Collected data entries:
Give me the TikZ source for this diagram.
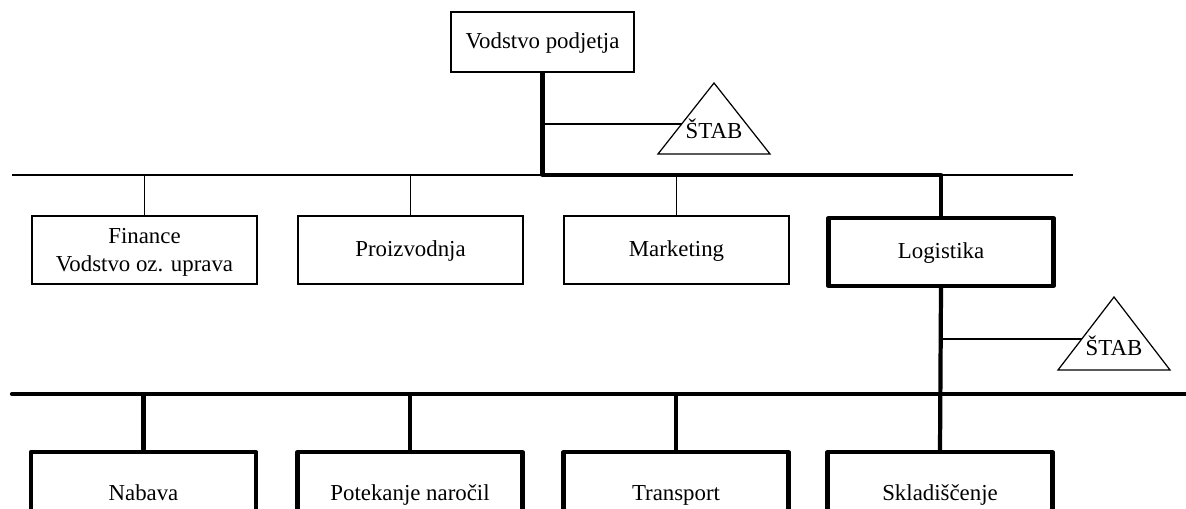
\documentclass[tikz,border=0pt]{standalone}
\usepackage{fontspec}
\setmainfont{Liberation Serif}

\begin{document}
\begin{tikzpicture}[x=0.02cm,y=-0.02cm,
  font=\fontsize{13}{15.6}\selectfont,
  thin/.style={line width=0.7pt},
  bold/.style={line width=2.4pt,line join=round},
  frame/.style={draw,thin,minimum width=4.5cm,minimum height=1.36cm,align=center,inner sep=0pt},
  unit/.style={frame,text height=1.5ex,text depth=0pt},
  boldunit/.style={unit,bold},
  lowunit/.style={boldunit,minimum height=1.68cm}]
\useasboundingbox (0,0) rectangle (1186,509);
\clip (0,0) rectangle (1186,509);

\node[unit,minimum width=3.66cm,minimum height=1.2cm] (top) at (542.5,42) {Vodstvo podjetja};

\node[frame,text depth=0pt] (fin) at (144.5,250) {Finance\\Vodstvo oz. uprava};
\node[unit] (pro) at (410.5,250) {Proizvodnja};
\node[unit] (mar) at (676.5,250) {Marketing};
\node[boldunit] (log) at (941,252) {Logistika};

\node[lowunit] (nab) at (143.5,494) {Nabava};
\node[lowunit] (pot) at (410,494) {Potekanje naročil};
\node[lowunit] (tra) at (676,494) {Transport};
\node[lowunit] (skl) at (940,494) {Skladiščenje};

\coordinate (bus1) at (12,175);
\coordinate (bus1e) at (1073,175);
\coordinate (bus2) at (12,394);
\coordinate (bus2e) at (1190,394);

\coordinate (S1T) at (714,83);
\coordinate (S1L) at (658,154);
\coordinate (S1R) at (770,154);
\coordinate (S1C) at (682,124);
\coordinate (S2T) at (1114,297);
\coordinate (S2L) at (1058,370);
\coordinate (S2R) at (1170,370);
\coordinate (S2C) at (1082,339);

\draw[thin] (S1T) -- (S1L) -- (S1R) -- cycle;
\draw[thin] (S2T) -- (S2L) -- (S2R) -- cycle;
\node[text height=1.5ex,text depth=0pt] (stab1) at (714,132) {ŠTAB};
\node[text height=1.5ex,text depth=0pt] (stab2) at (1114,349) {ŠTAB};

% upper level
\draw[thin] (bus1) -- (bus1e);
\draw[thin] (fin.north) -- (fin.north |- bus1);
\draw[thin] (pro.north) -- (pro.north |- bus1);
\draw[thin] (mar.north) -- (mar.north |- bus1);
\draw[thin] (top.south |- S1C) -- (S1C);
\draw[bold] (top.south) -- (top.south |- bus1) -- (log.north |- bus1) -- (log.north);

% lower level
\draw[bold,line cap=round] (bus2) -- (bus2e);
\draw[bold] (nab.north) -- (nab.north |- bus2);
\draw[bold] (pot.north) -- (pot.north |- bus2);
\draw[bold] (tra.north) -- (tra.north |- bus2);
\draw[bold] (log.south) -- (skl.north);
\draw[thin] (log.south |- S2C) -- (S2C);

\end{tikzpicture}
\end{document}
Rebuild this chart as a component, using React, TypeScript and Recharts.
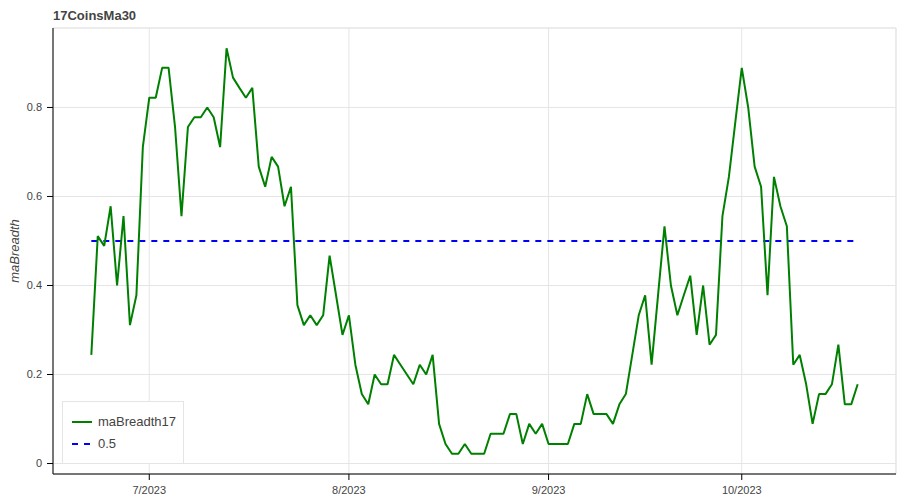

Exercise requirements: Copy every line of the listing containing the string "this".

Task output:
Give me the TikZ source for this diagram.
Rebuild this chart as a component, using React, TypeScript and Recharts.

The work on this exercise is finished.